In this respect, cross-country may be on the verge of a popularity breakthrough, and the surprising size of the starting field may explain why at last week's meet near San Diego a strong pre-race favorite, Ken Moore, a former champion and a seasoned performer who runs for the Oregon Track Club, lost his head and finished sixth while Frank Shorter, the defending champion, kept his and romped to victory by 150 yards. He defeated second-place finisher Steve Stageberg and an assortment of 280 other half-milers, milers, steeplechasers, distance runners and marathon specialists that even included, at least for a while, world mile record holder Jim Ryun. He did it with the nonchalance that may become a Shorter trademark in the Olympic year to come. And he had other things on his mind.
"I'm not too concerned about this race because cross-country is not all that important," said Shorter, a Yale graduate who is studying law at the University of Florida and who competes for the Florida Track Club. "It's probably important that our club wins the team title, but what I'm really aiming at is a marathon next week in Japan."
The organizers, however, were concerned when the entries began to pile in. "It became sort of an odyssey to find a suitable course," says Ken Bernard, the manager of a reinforcing-steel firm and president of the San Diego Track Club. "We'd originally counted on using Balboa Park in the middle of town, but the park department paved over the walking paths, which made it impossible for the runners to wear spikes, and the place was too cramped anyway. So were the other cross-country courses around here. Strictly dual meet stuff. We lost a running battle with the city to get one of the golf courses."
What they finally got was a trail pounded into the dirt on a plateau in the hills north of town—a barren stretch of gray-brown wilderness virtually unmarked by a bush, a tree or even a refreshing green blade of grass.
"It looks like something out of 2001," said Ken Moore in his second-floor room at the Holiday Inn. "A stark, barren plain with nothing but this motel jutting out of the horizon. Typically California plastic. Obviously, they must think that cross-country runners are all simple, Spartan ascetics and this kind of place is where we'll feel at home."

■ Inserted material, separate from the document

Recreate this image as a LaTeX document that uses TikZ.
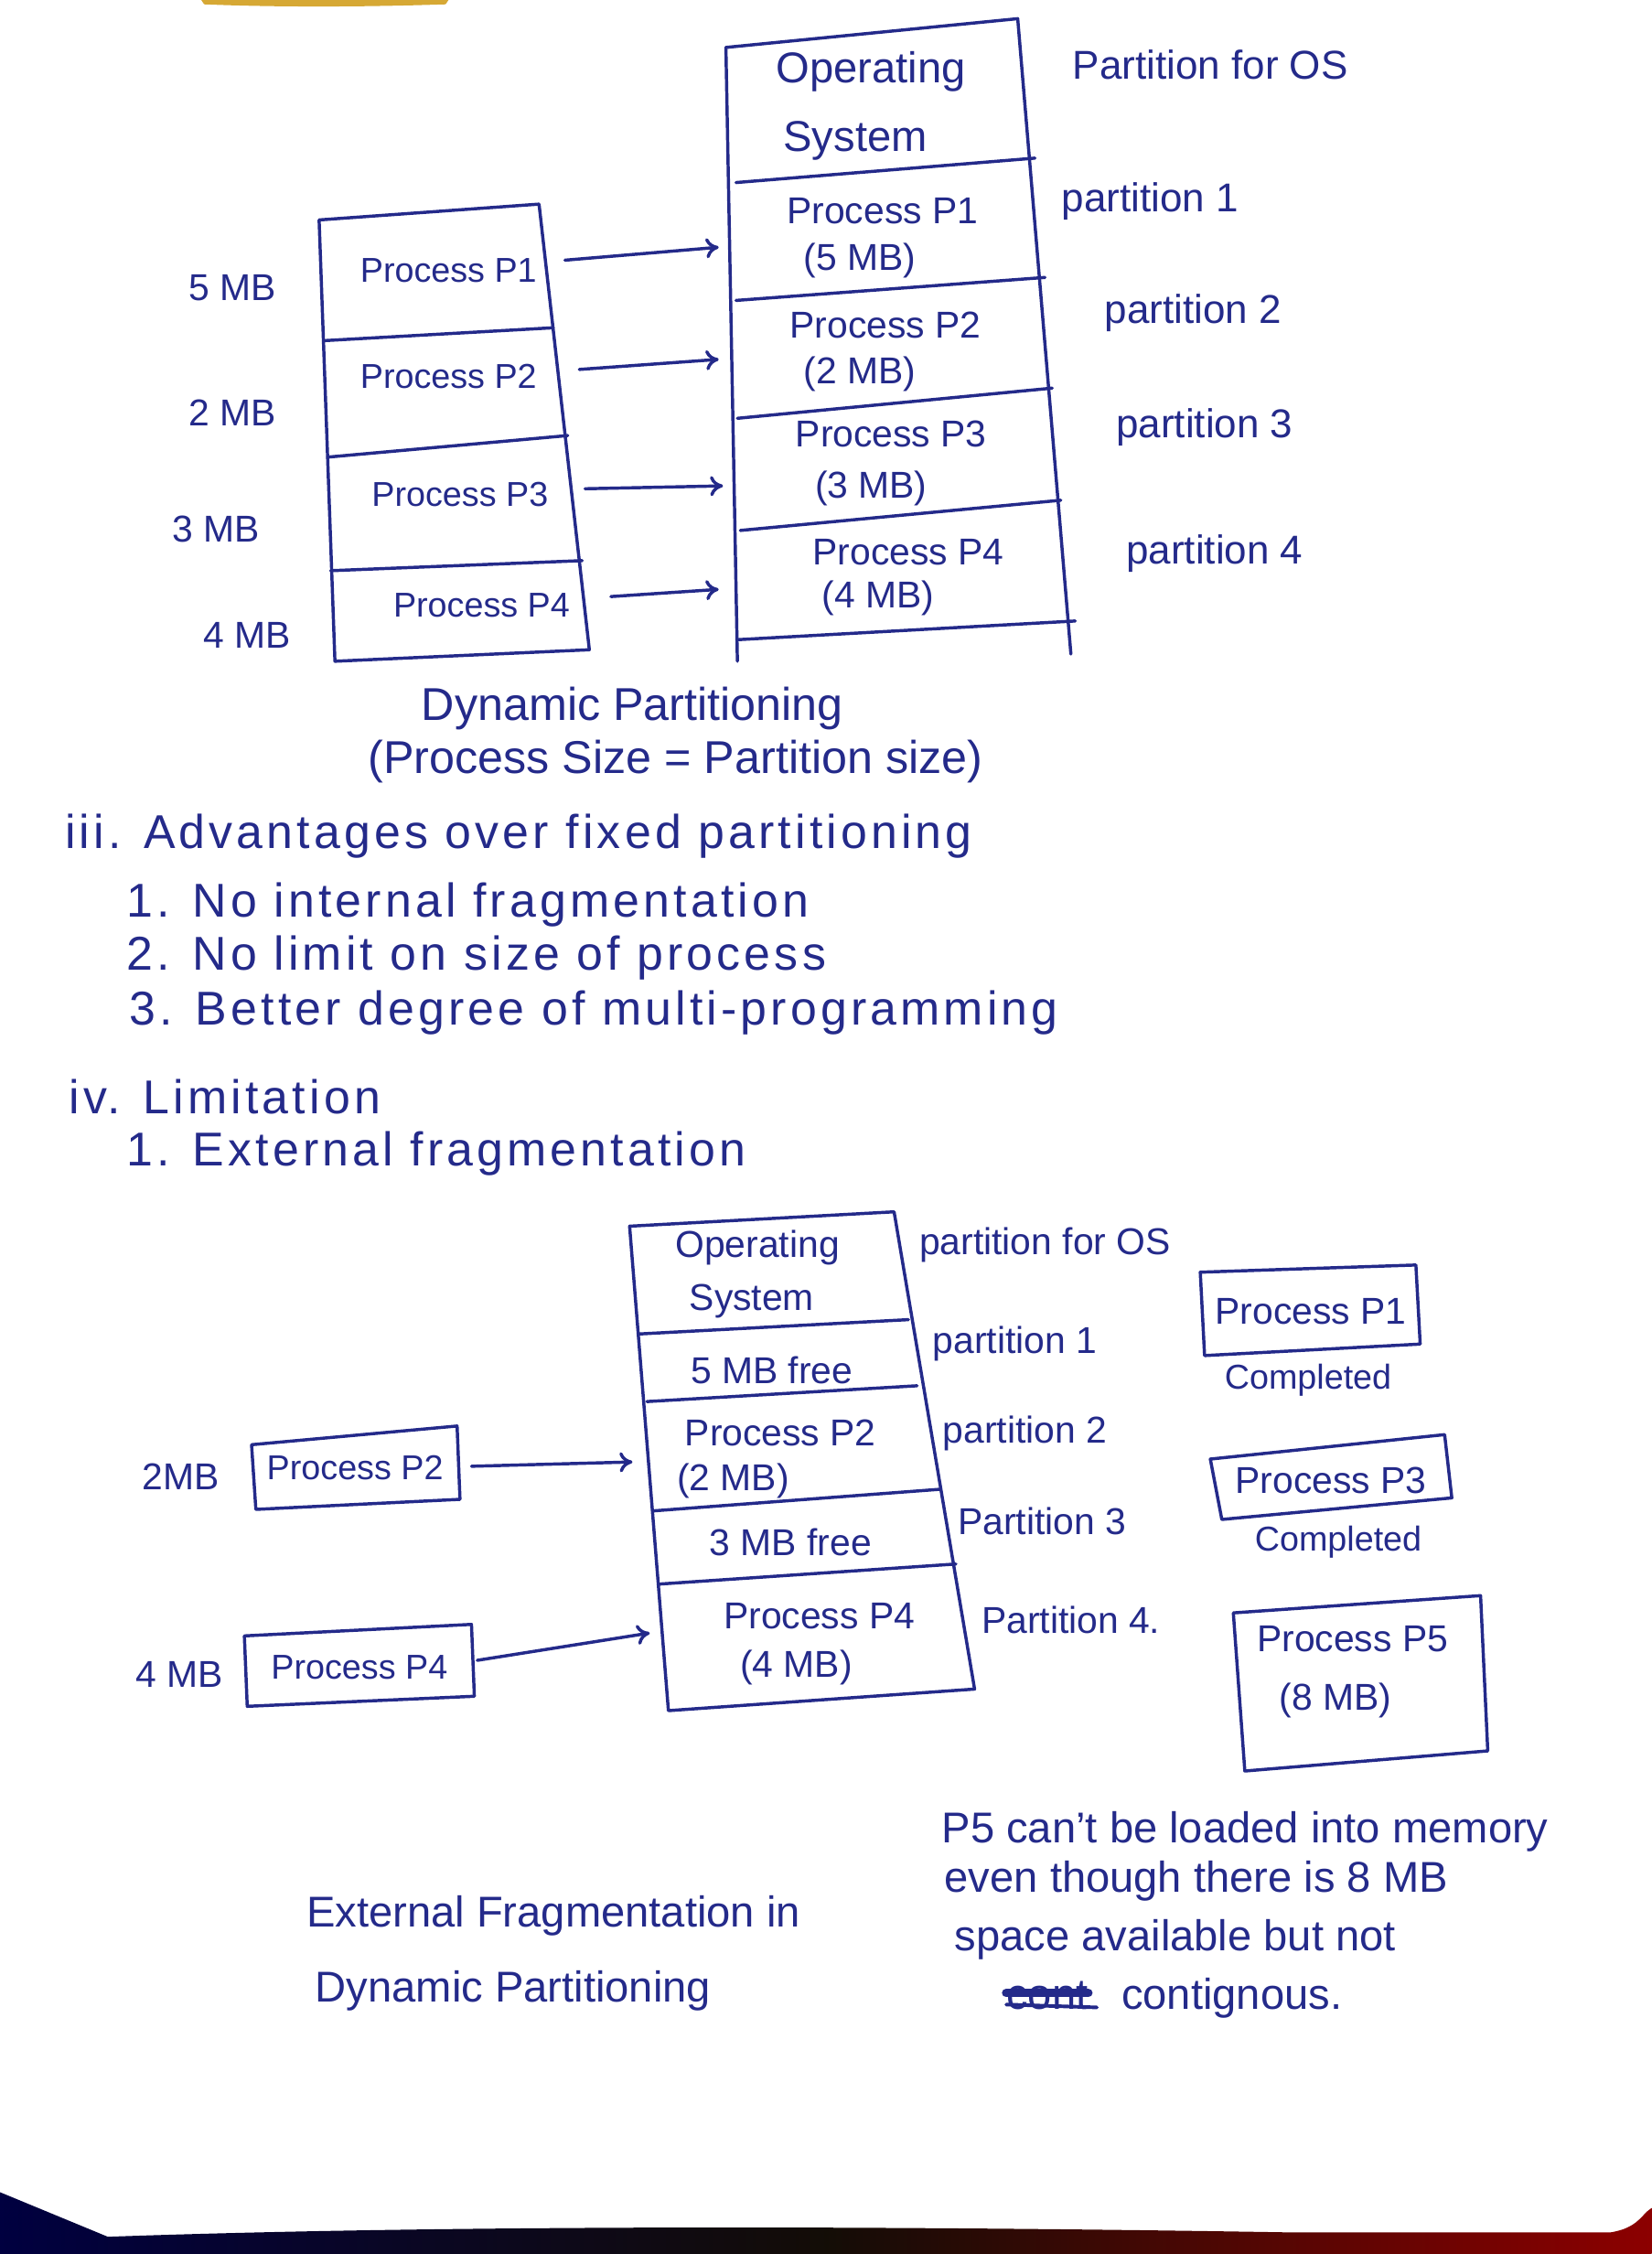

The loop that Moore could only barely discern through the early-morning haze started as a pie-shaped segment that funneled down after 285 yards to a throat 40 feet wide and a dirt path, heavily watered by sprinkler trucks and bordered by stakes and yellow plastic rope, that veered slightly off to the right. After some nine-tenths of a mile the trail dropped into a slight hollow, rose gradually for 200 yards and then headed back toward the start. The roughly two-mile loop was to be negotiated three times with an extra 365 yards tacked on to round out the race's official distance of 10,000 meters.
At breakfast Moore worried about the crowded start he knew would come and about how Shorter, whom he considers a strong hill runner, would use the rise to further his own cause. "Ordinarily I could figure on staying back and out-kicking Frank," he said, spooning up oatmeal, "but it's dangerous to lay back in such a crowd. I've also been getting ready for that marathon in Japan, so I haven't done the kind of training you need for a fast six miles. What I'll look for is for Frank to try and break away going up that hill for the second time and try to stay with him. If he doesn't I'll feel a lot better. I'll know he's tired."
By the time that moment came later in the day it was Moore who was tired, to the point of exhaustion. On the curved starting line the Oregon Track Club had been placed in almost the exact center. At the starter's signal Moore moved away smoothly, but after about 60 yards he suddenly became aware that the runners to the left of him and the runners to the right of him were surging ahead and closing down toward the narrow entrance to the trail proper, which loomed like the jaws of a hungry alligator. Alarmed at the prospect of being swallowed while Shorter pulled blithely away out front, Moore spurted.